* _EXERCISE GOAL_
All of the data should be output character for character, except the pictures.

------------------------------

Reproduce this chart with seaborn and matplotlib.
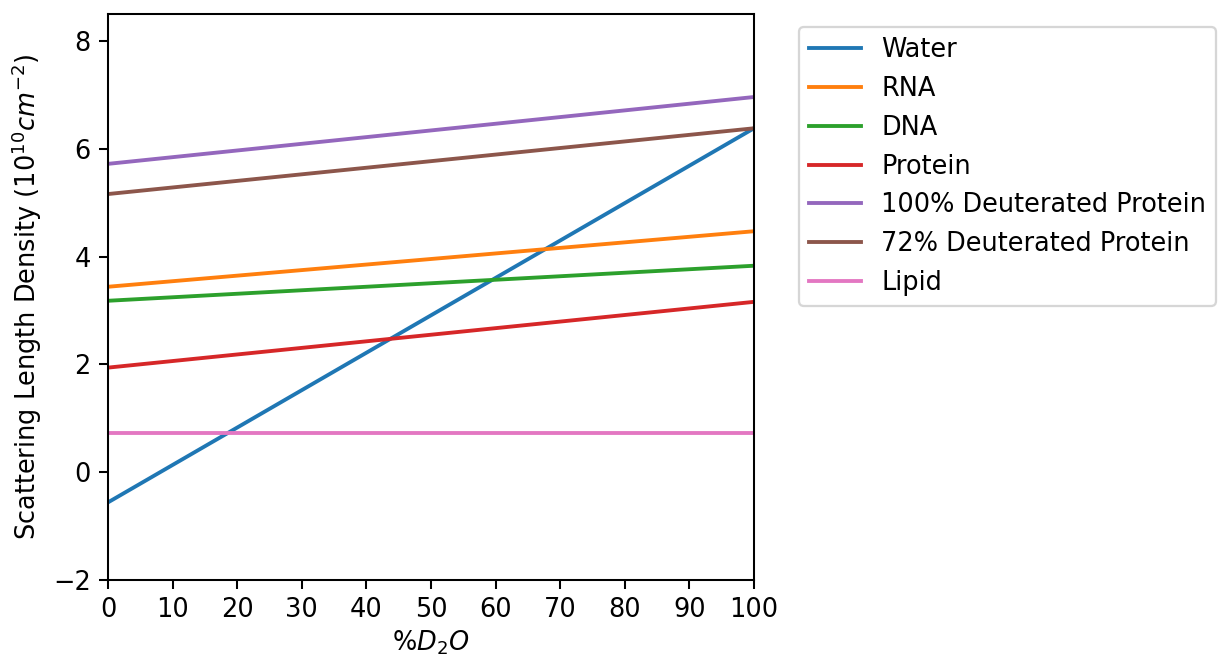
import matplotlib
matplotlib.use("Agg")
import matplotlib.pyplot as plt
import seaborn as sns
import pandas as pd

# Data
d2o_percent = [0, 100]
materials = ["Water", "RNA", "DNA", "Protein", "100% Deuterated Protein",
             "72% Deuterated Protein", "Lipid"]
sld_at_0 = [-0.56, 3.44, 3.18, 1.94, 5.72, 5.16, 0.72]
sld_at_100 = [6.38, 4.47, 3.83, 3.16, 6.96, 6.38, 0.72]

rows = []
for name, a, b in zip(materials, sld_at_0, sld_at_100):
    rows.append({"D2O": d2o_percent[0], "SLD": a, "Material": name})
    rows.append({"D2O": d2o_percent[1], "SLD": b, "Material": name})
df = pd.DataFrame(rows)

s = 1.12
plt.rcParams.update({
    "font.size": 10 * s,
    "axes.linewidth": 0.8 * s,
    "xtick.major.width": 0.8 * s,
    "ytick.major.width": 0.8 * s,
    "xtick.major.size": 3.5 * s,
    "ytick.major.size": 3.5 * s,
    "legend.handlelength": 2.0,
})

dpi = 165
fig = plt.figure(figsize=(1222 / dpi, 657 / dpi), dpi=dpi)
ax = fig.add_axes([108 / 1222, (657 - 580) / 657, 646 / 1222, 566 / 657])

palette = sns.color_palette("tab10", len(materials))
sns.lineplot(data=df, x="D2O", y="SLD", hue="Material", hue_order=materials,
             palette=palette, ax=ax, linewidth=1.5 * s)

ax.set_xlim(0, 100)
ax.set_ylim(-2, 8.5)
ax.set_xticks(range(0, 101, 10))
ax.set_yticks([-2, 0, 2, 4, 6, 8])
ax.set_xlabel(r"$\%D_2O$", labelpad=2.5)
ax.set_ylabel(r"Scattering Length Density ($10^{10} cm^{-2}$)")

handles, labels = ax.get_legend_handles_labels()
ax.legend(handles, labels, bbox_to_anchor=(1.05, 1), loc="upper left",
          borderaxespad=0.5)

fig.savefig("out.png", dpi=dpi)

------------------------------

* _RESPONSE_
Reproduce this chart with seaborn and matplotlib.
import matplotlib
matplotlib.use("Agg")
import matplotlib.pyplot as plt
import seaborn as sns
import pandas as pd

# Data
d2o_percent = [0, 100]
materials = ["Water", "RNA", "DNA", "Protein", "100% Deuterated Protein",
             "72% Deuterated Protein", "Lipid"]
sld_at_0 = [-0.56, 3.44, 3.18, 1.94, 5.72, 5.16, 0.72]
sld_at_100 = [6.38, 4.47, 3.83, 3.16, 6.96, 6.38, 0.72]

rows = []
for name, a, b in zip(materials, sld_at_0, sld_at_100):
    rows.append({"D2O": d2o_percent[0], "SLD": a, "Material": name})
    rows.append({"D2O": d2o_percent[1], "SLD": b, "Material": name})
df = pd.DataFrame(rows)

s = 1.12
plt.rcParams.update({
    "font.size": 10 * s,
    "axes.linewidth": 0.8 * s,
    "xtick.major.width": 0.8 * s,
    "ytick.major.width": 0.8 * s,
    "xtick.major.size": 3.5 * s,
    "ytick.major.size": 3.5 * s,
    "legend.handlelength": 2.0,
})

dpi = 165
fig = plt.figure(figsize=(1222 / dpi, 657 / dpi), dpi=dpi)
ax = fig.add_axes([108 / 1222, (657 - 580) / 657, 646 / 1222, 566 / 657])

palette = sns.color_palette("tab10", len(materials))
sns.lineplot(data=df, x="D2O", y="SLD", hue="Material", hue_order=materials,
             palette=palette, ax=ax, linewidth=1.5 * s)

ax.set_xlim(0, 100)
ax.set_ylim(-2, 8.5)
ax.set_xticks(range(0, 101, 10))
ax.set_yticks([-2, 0, 2, 4, 6, 8])
ax.set_xlabel(r"$\%D_2O$", labelpad=2.5)
ax.set_ylabel(r"Scattering Length Density ($10^{10} cm^{-2}$)")

handles, labels = ax.get_legend_handles_labels()
ax.legend(handles, labels, bbox_to_anchor=(1.05, 1), loc="upper left",
          borderaxespad=0.5)

fig.savefig("out.png", dpi=dpi)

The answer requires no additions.